Perez Simon was a child when his family emigrated to Mexico from the Asturias region of northwest Spain. He studied economics, became an accountant and then a trader. In 1976, he partnered with Slim in the billionaire’s first business, stock brokerage Inversora Bursatil SA. Over the years, Perez Simon was an executive and board member of various companies controlled by Slim’s Grupo Carso SAB, including a stint as CEO of Telmex, which he led until 1995.

Some artworks were previously on display at exhibitions in Madrid, Paris, Rome, London, Beijing, Shanghai, Quebec, Dallas and San Diego. The Di Donna show focuses on the collection’s two main themes: the female figure and transcendental experiences. Most works were acquired in the 1990s at auctions in New York and London.

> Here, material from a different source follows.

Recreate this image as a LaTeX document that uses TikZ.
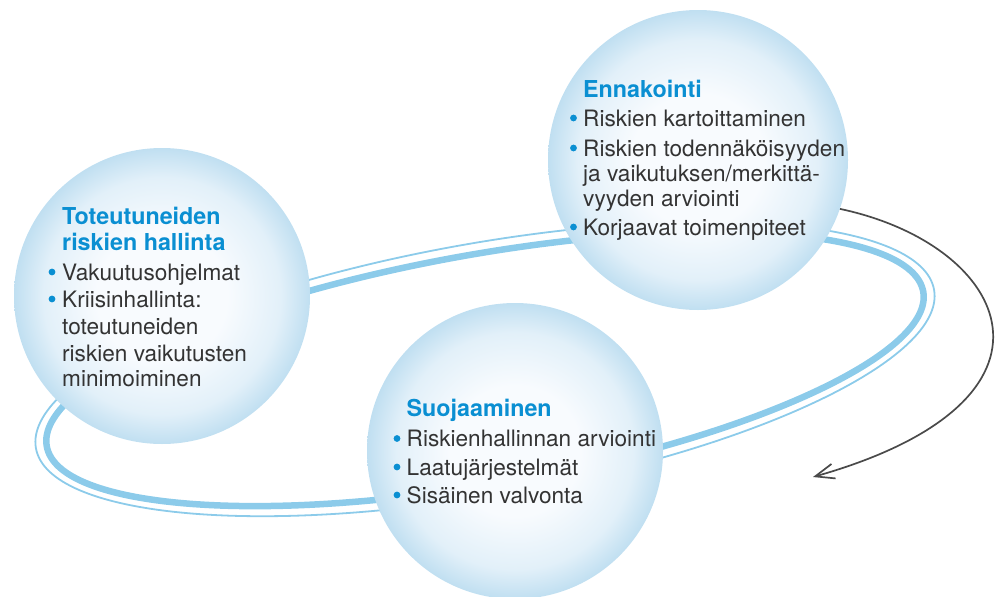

“There’s a great variety of works by great names that haven’t been seen in a while,” Emmanuel Di Donna, the gallery’s owner, said in a recent interview at the company’s Madison Avenue quarters. “Our goal is showing clients something they haven’t seen anywhere else.”

A group of female bathers populate Paul Cezanne’s “Scene legendaire,” purchased for $1.8 million in 1997. Nude female bodies, some missing heads or limbs, appear in Magritte’s works. Edvard Munch’s 1899 “Summer Night in Studenterlunden” shows couples embracing in a darkening park. Perez Simon bought it for $2.5 million in 1997, and the gallery said it’s currently worth about $10 million.

Perhaps the most bizarre piece is Dali’s 1958 “La ascension de Cristo (Piedad),” depicting Christ as he ascends to heaven arms outstretched, with feet facing the viewer, while the face of Dali’s wife, Gala, looks down at him. Perez Simon paid $2.4 million for it in 1993.

Rothko’s 1959 “Untitled," a paper laid on panel depicting a fluffy white cloud on red background, has been off the market since 2005, when Perez Simon paid $1.8 million for the piece. It’s now worth more than $10 million, Di Donna said.

None of the works is officially for sale, according to the gallery.